-- BEGIN --

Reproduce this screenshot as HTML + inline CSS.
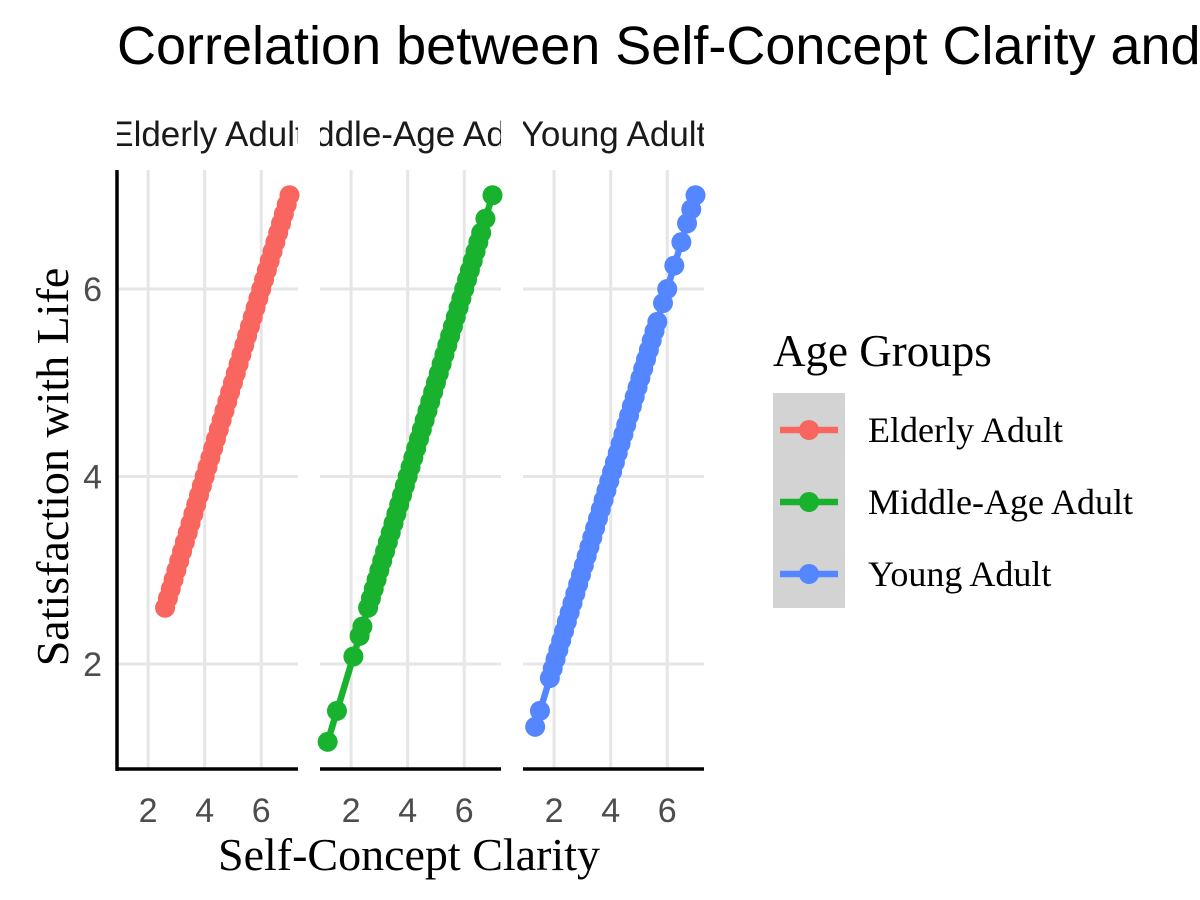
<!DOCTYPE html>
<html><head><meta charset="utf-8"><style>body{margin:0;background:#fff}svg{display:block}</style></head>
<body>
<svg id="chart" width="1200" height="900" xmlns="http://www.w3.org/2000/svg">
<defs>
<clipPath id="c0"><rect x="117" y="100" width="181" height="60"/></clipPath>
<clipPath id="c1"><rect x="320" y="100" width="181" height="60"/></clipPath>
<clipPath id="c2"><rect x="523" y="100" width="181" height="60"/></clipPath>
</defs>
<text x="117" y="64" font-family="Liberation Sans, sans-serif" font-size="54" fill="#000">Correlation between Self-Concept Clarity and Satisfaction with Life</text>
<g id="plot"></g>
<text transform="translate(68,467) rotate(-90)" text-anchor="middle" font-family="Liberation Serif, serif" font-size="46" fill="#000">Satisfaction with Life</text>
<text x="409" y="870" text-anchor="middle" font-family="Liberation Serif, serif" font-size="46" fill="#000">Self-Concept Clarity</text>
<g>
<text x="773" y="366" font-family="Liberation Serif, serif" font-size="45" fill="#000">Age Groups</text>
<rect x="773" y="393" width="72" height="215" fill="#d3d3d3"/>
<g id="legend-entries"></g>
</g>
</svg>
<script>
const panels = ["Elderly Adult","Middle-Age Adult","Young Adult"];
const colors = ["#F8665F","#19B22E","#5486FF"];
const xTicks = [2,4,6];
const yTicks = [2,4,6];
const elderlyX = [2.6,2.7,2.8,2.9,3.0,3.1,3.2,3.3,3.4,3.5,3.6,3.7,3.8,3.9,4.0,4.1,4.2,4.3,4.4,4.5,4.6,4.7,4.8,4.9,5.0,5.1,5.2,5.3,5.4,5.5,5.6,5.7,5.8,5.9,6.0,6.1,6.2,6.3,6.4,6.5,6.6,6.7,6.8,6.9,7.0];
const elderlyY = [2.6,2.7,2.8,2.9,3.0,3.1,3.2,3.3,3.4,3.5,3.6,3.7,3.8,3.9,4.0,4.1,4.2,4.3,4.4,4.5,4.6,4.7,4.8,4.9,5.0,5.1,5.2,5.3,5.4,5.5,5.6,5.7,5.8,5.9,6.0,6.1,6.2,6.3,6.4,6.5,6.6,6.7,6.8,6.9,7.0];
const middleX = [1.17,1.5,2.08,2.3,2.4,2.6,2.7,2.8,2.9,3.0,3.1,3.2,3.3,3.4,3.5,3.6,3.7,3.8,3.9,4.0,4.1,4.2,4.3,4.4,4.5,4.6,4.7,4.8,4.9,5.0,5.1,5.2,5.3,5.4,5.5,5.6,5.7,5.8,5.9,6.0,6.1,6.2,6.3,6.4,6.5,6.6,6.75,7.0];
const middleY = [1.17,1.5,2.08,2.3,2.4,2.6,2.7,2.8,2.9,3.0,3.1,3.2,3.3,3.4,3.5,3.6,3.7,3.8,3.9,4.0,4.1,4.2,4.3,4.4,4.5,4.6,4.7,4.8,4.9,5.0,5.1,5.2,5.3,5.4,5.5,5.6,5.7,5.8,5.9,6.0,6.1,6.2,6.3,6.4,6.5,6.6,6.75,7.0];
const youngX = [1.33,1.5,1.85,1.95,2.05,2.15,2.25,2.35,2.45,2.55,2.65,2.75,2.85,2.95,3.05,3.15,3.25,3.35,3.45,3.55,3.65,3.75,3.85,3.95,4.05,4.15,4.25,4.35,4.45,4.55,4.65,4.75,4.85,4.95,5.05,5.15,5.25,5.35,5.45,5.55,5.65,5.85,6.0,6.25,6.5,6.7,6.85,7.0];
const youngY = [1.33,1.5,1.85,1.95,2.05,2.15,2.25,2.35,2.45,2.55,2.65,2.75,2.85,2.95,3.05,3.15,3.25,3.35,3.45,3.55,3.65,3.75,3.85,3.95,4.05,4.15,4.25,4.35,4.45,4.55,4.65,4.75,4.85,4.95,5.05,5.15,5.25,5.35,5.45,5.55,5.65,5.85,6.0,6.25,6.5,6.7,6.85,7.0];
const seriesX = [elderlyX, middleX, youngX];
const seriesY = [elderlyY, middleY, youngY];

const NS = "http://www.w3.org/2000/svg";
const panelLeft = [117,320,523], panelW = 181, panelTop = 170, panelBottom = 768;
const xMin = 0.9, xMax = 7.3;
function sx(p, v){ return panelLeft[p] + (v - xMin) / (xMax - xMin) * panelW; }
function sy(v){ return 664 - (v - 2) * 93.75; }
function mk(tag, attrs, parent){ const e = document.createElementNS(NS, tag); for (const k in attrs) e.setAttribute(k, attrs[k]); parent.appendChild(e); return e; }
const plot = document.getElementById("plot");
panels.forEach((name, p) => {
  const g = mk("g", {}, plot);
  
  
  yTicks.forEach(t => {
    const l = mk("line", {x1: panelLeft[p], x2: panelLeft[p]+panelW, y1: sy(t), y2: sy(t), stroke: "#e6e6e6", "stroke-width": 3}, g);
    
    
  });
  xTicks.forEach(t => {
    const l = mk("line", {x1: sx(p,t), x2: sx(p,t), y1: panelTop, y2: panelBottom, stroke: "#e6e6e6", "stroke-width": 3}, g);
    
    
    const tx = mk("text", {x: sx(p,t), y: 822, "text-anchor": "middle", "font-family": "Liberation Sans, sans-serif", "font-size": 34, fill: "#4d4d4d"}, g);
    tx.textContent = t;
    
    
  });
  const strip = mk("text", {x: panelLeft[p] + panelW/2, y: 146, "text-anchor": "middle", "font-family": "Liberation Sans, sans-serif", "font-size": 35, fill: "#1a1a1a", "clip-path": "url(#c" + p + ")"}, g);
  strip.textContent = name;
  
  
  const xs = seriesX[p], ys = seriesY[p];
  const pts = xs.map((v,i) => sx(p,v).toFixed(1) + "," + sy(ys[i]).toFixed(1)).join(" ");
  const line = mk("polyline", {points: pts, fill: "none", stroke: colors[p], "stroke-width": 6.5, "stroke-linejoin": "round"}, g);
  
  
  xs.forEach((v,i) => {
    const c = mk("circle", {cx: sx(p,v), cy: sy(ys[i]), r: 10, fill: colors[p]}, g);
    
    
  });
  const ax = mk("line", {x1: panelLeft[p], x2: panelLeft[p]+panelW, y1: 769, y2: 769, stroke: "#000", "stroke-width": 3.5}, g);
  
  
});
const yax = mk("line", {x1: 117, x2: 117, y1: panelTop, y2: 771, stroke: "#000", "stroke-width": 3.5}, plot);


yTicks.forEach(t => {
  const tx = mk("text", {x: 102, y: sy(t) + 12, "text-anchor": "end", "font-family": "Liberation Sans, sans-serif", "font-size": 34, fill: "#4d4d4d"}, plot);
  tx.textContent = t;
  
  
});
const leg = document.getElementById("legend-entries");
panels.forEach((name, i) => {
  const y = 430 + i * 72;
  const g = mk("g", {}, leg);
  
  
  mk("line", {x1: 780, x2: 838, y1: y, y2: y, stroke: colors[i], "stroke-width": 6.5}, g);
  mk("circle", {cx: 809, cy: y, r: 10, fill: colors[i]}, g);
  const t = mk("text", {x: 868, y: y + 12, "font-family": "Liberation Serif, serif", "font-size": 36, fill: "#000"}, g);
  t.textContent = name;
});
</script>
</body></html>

-- END --

PROBLEM TO SOLVE: Take the listing above and restate it word for word, without its pictures.

WORKED ANSWER:
Reproduce this screenshot as HTML + inline CSS.
<!DOCTYPE html>
<html><head><meta charset="utf-8"><style>body{margin:0;background:#fff}svg{display:block}</style></head>
<body>
<svg id="chart" width="1200" height="900" xmlns="http://www.w3.org/2000/svg">
<defs>
<clipPath id="c0"><rect x="117" y="100" width="181" height="60"/></clipPath>
<clipPath id="c1"><rect x="320" y="100" width="181" height="60"/></clipPath>
<clipPath id="c2"><rect x="523" y="100" width="181" height="60"/></clipPath>
</defs>
<text x="117" y="64" font-family="Liberation Sans, sans-serif" font-size="54" fill="#000">Correlation between Self-Concept Clarity and Satisfaction with Life</text>
<g id="plot"></g>
<text transform="translate(68,467) rotate(-90)" text-anchor="middle" font-family="Liberation Serif, serif" font-size="46" fill="#000">Satisfaction with Life</text>
<text x="409" y="870" text-anchor="middle" font-family="Liberation Serif, serif" font-size="46" fill="#000">Self-Concept Clarity</text>
<g>
<text x="773" y="366" font-family="Liberation Serif, serif" font-size="45" fill="#000">Age Groups</text>
<rect x="773" y="393" width="72" height="215" fill="#d3d3d3"/>
<g id="legend-entries"></g>
</g>
</svg>
<script>
const panels = ["Elderly Adult","Middle-Age Adult","Young Adult"];
const colors = ["#F8665F","#19B22E","#5486FF"];
const xTicks = [2,4,6];
const yTicks = [2,4,6];
const elderlyX = [2.6,2.7,2.8,2.9,3.0,3.1,3.2,3.3,3.4,3.5,3.6,3.7,3.8,3.9,4.0,4.1,4.2,4.3,4.4,4.5,4.6,4.7,4.8,4.9,5.0,5.1,5.2,5.3,5.4,5.5,5.6,5.7,5.8,5.9,6.0,6.1,6.2,6.3,6.4,6.5,6.6,6.7,6.8,6.9,7.0];
const elderlyY = [2.6,2.7,2.8,2.9,3.0,3.1,3.2,3.3,3.4,3.5,3.6,3.7,3.8,3.9,4.0,4.1,4.2,4.3,4.4,4.5,4.6,4.7,4.8,4.9,5.0,5.1,5.2,5.3,5.4,5.5,5.6,5.7,5.8,5.9,6.0,6.1,6.2,6.3,6.4,6.5,6.6,6.7,6.8,6.9,7.0];
const middleX = [1.17,1.5,2.08,2.3,2.4,2.6,2.7,2.8,2.9,3.0,3.1,3.2,3.3,3.4,3.5,3.6,3.7,3.8,3.9,4.0,4.1,4.2,4.3,4.4,4.5,4.6,4.7,4.8,4.9,5.0,5.1,5.2,5.3,5.4,5.5,5.6,5.7,5.8,5.9,6.0,6.1,6.2,6.3,6.4,6.5,6.6,6.75,7.0];
const middleY = [1.17,1.5,2.08,2.3,2.4,2.6,2.7,2.8,2.9,3.0,3.1,3.2,3.3,3.4,3.5,3.6,3.7,3.8,3.9,4.0,4.1,4.2,4.3,4.4,4.5,4.6,4.7,4.8,4.9,5.0,5.1,5.2,5.3,5.4,5.5,5.6,5.7,5.8,5.9,6.0,6.1,6.2,6.3,6.4,6.5,6.6,6.75,7.0];
const youngX = [1.33,1.5,1.85,1.95,2.05,2.15,2.25,2.35,2.45,2.55,2.65,2.75,2.85,2.95,3.05,3.15,3.25,3.35,3.45,3.55,3.65,3.75,3.85,3.95,4.05,4.15,4.25,4.35,4.45,4.55,4.65,4.75,4.85,4.95,5.05,5.15,5.25,5.35,5.45,5.55,5.65,5.85,6.0,6.25,6.5,6.7,6.85,7.0];
const youngY = [1.33,1.5,1.85,1.95,2.05,2.15,2.25,2.35,2.45,2.55,2.65,2.75,2.85,2.95,3.05,3.15,3.25,3.35,3.45,3.55,3.65,3.75,3.85,3.95,4.05,4.15,4.25,4.35,4.45,4.55,4.65,4.75,4.85,4.95,5.05,5.15,5.25,5.35,5.45,5.55,5.65,5.85,6.0,6.25,6.5,6.7,6.85,7.0];
const seriesX = [elderlyX, middleX, youngX];
const seriesY = [elderlyY, middleY, youngY];

const NS = "http://www.w3.org/2000/svg";
const panelLeft = [117,320,523], panelW = 181, panelTop = 170, panelBottom = 768;
const xMin = 0.9, xMax = 7.3;
function sx(p, v){ return panelLeft[p] + (v - xMin) / (xMax - xMin) * panelW; }
function sy(v){ return 664 - (v - 2) * 93.75; }
function mk(tag, attrs, parent){ const e = document.createElementNS(NS, tag); for (const k in attrs) e.setAttribute(k, attrs[k]); parent.appendChild(e); return e; }
const plot = document.getElementById("plot");
panels.forEach((name, p) => {
  const g = mk("g", {}, plot);
  
  
  yTicks.forEach(t => {
    const l = mk("line", {x1: panelLeft[p], x2: panelLeft[p]+panelW, y1: sy(t), y2: sy(t), stroke: "#e6e6e6", "stroke-width": 3}, g);
    
    
  });
  xTicks.forEach(t => {
    const l = mk("line", {x1: sx(p,t), x2: sx(p,t), y1: panelTop, y2: panelBottom, stroke: "#e6e6e6", "stroke-width": 3}, g);
    
    
    const tx = mk("text", {x: sx(p,t), y: 822, "text-anchor": "middle", "font-family": "Liberation Sans, sans-serif", "font-size": 34, fill: "#4d4d4d"}, g);
    tx.textContent = t;
    
    
  });
  const strip = mk("text", {x: panelLeft[p] + panelW/2, y: 146, "text-anchor": "middle", "font-family": "Liberation Sans, sans-serif", "font-size": 35, fill: "#1a1a1a", "clip-path": "url(#c" + p + ")"}, g);
  strip.textContent = name;
  
  
  const xs = seriesX[p], ys = seriesY[p];
  const pts = xs.map((v,i) => sx(p,v).toFixed(1) + "," + sy(ys[i]).toFixed(1)).join(" ");
  const line = mk("polyline", {points: pts, fill: "none", stroke: colors[p], "stroke-width": 6.5, "stroke-linejoin": "round"}, g);
  
  
  xs.forEach((v,i) => {
    const c = mk("circle", {cx: sx(p,v), cy: sy(ys[i]), r: 10, fill: colors[p]}, g);
    
    
  });
  const ax = mk("line", {x1: panelLeft[p], x2: panelLeft[p]+panelW, y1: 769, y2: 769, stroke: "#000", "stroke-width": 3.5}, g);
  
  
});
const yax = mk("line", {x1: 117, x2: 117, y1: panelTop, y2: 771, stroke: "#000", "stroke-width": 3.5}, plot);


yTicks.forEach(t => {
  const tx = mk("text", {x: 102, y: sy(t) + 12, "text-anchor": "end", "font-family": "Liberation Sans, sans-serif", "font-size": 34, fill: "#4d4d4d"}, plot);
  tx.textContent = t;
  
  
});
const leg = document.getElementById("legend-entries");
panels.forEach((name, i) => {
  const y = 430 + i * 72;
  const g = mk("g", {}, leg);
  
  
  mk("line", {x1: 780, x2: 838, y1: y, y2: y, stroke: colors[i], "stroke-width": 6.5}, g);
  mk("circle", {cx: 809, cy: y, r: 10, fill: colors[i]}, g);
  const t = mk("text", {x: 868, y: y + 12, "font-family": "Liberation Serif, serif", "font-size": 36, fill: "#000"}, g);
  t.textContent = name;
});
</script>
</body></html>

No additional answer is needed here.